Все друзья в отъезде, ухаживать по-настоящему за мной некому, и хотя есть продукты и еда – нет сил что-либо для себя делать. Анализы показывают, что я обзавелась камнями. Ужасно боюсь, что надо будет оперировать, а я этого не выдержу.
Вчера наступил перелом – осень пришла ночью, а сегодня можно жить с открытыми окнами. Сад мой красив и тенист. Как еще недавно я глядела в его глубокую тень и думала о том, как прелестна жизнь и что я еще поживу на этом милом свете, – и вдруг такая печаль и беда на меня навалились.
На днях вернется из отпуска Боря, и я хоть не буду так одинока и заброшена. Я долго была мужественным человеком, а теперь нет отваги глядеть в будущее. Написала и подумала: лучше совсем не писать, чем огорчать Вас.
Вы меня совсем, совсем забыли. Где-то Вы отдыхаете? И как Ваши «сердечные» дела? Напишите мне не цидульку в три строки, а настоящее ласковое письмо. Мне сейчас очень нужны слова дружбы и любви.

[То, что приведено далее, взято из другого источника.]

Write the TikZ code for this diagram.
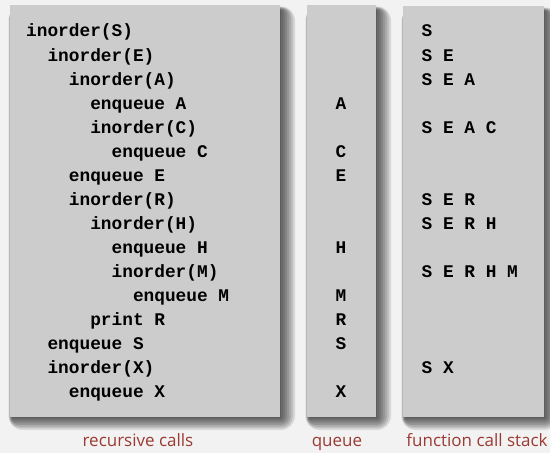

Перечитываю одну прекрасную книгу Адама Меца (Швейцария) – «Мусульманский ренессанс». К вящему изумлению узнала, что арабы-бедуины ненавидели деревья и что, завоевывая страны, первым делом рубили тысячами пальмы, как головы людям, и сажали хлопок, кунжут и прочие мерзкие полезности. А я-то думала, на основании Корана, что они грезили садами, тенью, водометами и лишь напоследок гуриями.
Может, побалуете меня каким-нибудь хорошим чтивом? Потом верну.
Надеюсь, что Вы, дорогой, здоровы, бодры и много пишете.
Мне с наступлением жары нельзя было думать о какой-либо работе. Только и думалось о том, как дожить до вечера, лежа, как рыба на песке.
Обнимаю Вас, милый друг. Нехорошо так забывать меня.